● What to do:
Copy all lines below exactly as written. Leave pictures out.

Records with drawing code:
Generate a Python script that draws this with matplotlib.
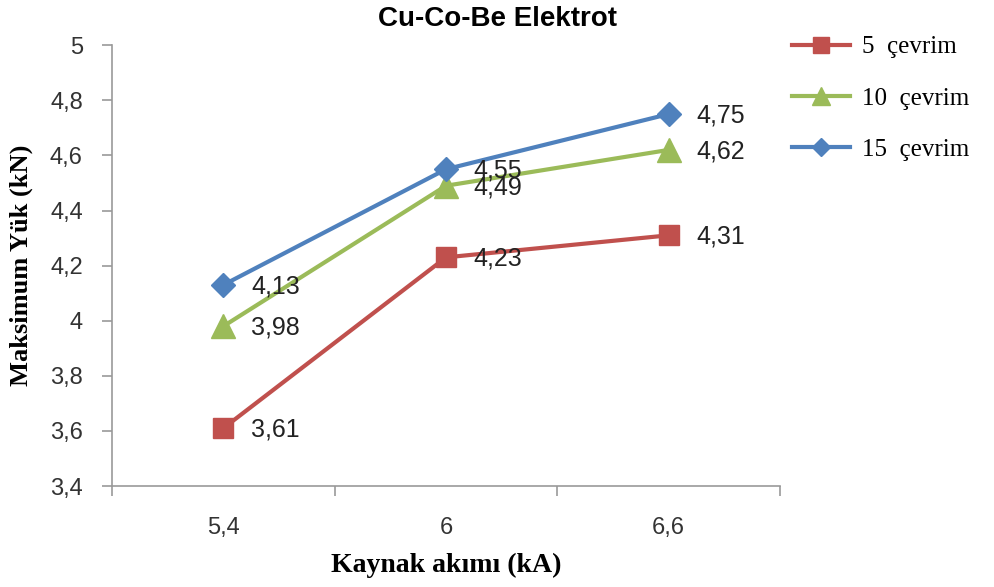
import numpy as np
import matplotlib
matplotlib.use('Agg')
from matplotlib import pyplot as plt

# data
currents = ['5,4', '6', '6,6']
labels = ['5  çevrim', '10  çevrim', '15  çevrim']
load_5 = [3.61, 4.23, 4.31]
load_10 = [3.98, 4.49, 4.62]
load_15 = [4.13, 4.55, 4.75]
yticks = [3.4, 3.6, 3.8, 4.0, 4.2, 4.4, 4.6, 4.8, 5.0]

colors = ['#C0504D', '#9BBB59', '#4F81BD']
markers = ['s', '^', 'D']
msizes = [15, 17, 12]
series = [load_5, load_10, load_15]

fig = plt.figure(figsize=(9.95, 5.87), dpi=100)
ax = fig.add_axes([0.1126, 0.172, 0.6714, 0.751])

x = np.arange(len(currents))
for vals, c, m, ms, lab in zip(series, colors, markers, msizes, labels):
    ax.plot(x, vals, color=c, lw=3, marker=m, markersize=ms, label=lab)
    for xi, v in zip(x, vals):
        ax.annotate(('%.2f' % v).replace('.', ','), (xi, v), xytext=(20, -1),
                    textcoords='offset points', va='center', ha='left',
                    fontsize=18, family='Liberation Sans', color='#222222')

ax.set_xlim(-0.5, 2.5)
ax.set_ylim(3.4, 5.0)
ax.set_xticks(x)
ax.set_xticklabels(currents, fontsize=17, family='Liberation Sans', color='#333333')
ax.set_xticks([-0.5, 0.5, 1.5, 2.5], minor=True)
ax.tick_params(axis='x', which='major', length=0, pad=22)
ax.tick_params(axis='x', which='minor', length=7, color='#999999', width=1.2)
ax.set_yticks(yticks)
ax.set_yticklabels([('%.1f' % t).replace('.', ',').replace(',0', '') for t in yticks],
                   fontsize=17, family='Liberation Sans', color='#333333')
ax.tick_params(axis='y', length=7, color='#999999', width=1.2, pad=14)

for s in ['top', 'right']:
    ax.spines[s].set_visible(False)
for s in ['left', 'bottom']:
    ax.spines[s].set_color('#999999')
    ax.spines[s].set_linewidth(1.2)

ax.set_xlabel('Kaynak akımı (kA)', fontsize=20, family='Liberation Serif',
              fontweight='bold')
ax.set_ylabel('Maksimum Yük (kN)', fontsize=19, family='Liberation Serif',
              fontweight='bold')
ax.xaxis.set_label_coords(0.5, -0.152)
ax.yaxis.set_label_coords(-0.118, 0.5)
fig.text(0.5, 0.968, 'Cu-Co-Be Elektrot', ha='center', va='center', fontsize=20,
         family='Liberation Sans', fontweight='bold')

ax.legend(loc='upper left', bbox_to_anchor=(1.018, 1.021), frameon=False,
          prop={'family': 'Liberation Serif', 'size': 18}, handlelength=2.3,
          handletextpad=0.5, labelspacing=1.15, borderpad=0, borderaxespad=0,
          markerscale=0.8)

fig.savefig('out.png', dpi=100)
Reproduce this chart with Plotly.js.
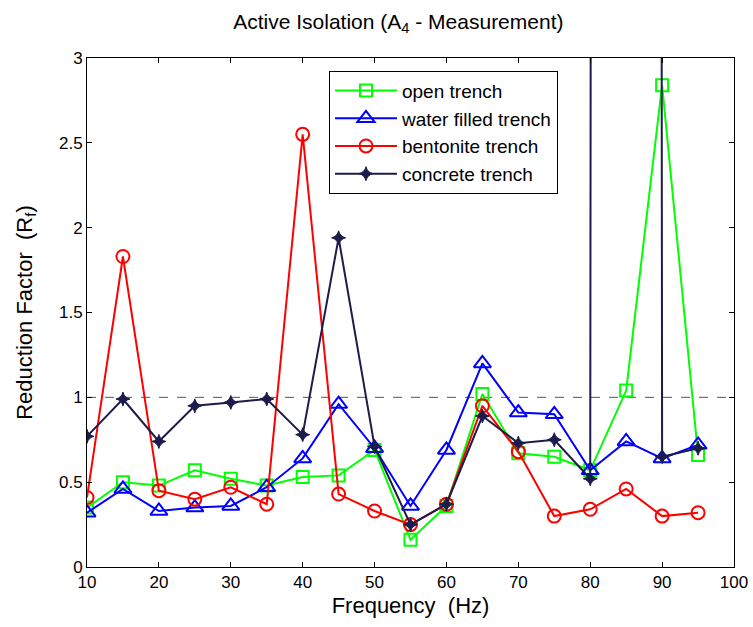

● Task result:
Generate a Python script that draws this with matplotlib.
import numpy as np
import matplotlib
matplotlib.use('Agg')
from matplotlib import pyplot as plt

# data
currents = ['5,4', '6', '6,6']
labels = ['5  çevrim', '10  çevrim', '15  çevrim']
load_5 = [3.61, 4.23, 4.31]
load_10 = [3.98, 4.49, 4.62]
load_15 = [4.13, 4.55, 4.75]
yticks = [3.4, 3.6, 3.8, 4.0, 4.2, 4.4, 4.6, 4.8, 5.0]

colors = ['#C0504D', '#9BBB59', '#4F81BD']
markers = ['s', '^', 'D']
msizes = [15, 17, 12]
series = [load_5, load_10, load_15]

fig = plt.figure(figsize=(9.95, 5.87), dpi=100)
ax = fig.add_axes([0.1126, 0.172, 0.6714, 0.751])

x = np.arange(len(currents))
for vals, c, m, ms, lab in zip(series, colors, markers, msizes, labels):
    ax.plot(x, vals, color=c, lw=3, marker=m, markersize=ms, label=lab)
    for xi, v in zip(x, vals):
        ax.annotate(('%.2f' % v).replace('.', ','), (xi, v), xytext=(20, -1),
                    textcoords='offset points', va='center', ha='left',
                    fontsize=18, family='Liberation Sans', color='#222222')

ax.set_xlim(-0.5, 2.5)
ax.set_ylim(3.4, 5.0)
ax.set_xticks(x)
ax.set_xticklabels(currents, fontsize=17, family='Liberation Sans', color='#333333')
ax.set_xticks([-0.5, 0.5, 1.5, 2.5], minor=True)
ax.tick_params(axis='x', which='major', length=0, pad=22)
ax.tick_params(axis='x', which='minor', length=7, color='#999999', width=1.2)
ax.set_yticks(yticks)
ax.set_yticklabels([('%.1f' % t).replace('.', ',').replace(',0', '') for t in yticks],
                   fontsize=17, family='Liberation Sans', color='#333333')
ax.tick_params(axis='y', length=7, color='#999999', width=1.2, pad=14)

for s in ['top', 'right']:
    ax.spines[s].set_visible(False)
for s in ['left', 'bottom']:
    ax.spines[s].set_color('#999999')
    ax.spines[s].set_linewidth(1.2)

ax.set_xlabel('Kaynak akımı (kA)', fontsize=20, family='Liberation Serif',
              fontweight='bold')
ax.set_ylabel('Maksimum Yük (kN)', fontsize=19, family='Liberation Serif',
              fontweight='bold')
ax.xaxis.set_label_coords(0.5, -0.152)
ax.yaxis.set_label_coords(-0.118, 0.5)
fig.text(0.5, 0.968, 'Cu-Co-Be Elektrot', ha='center', va='center', fontsize=20,
         family='Liberation Sans', fontweight='bold')

ax.legend(loc='upper left', bbox_to_anchor=(1.018, 1.021), frameon=False,
          prop={'family': 'Liberation Serif', 'size': 18}, handlelength=2.3,
          handletextpad=0.5, labelspacing=1.15, borderpad=0, borderaxespad=0,
          markerscale=0.8)

fig.savefig('out.png', dpi=100)
Reproduce this chart with Plotly.js.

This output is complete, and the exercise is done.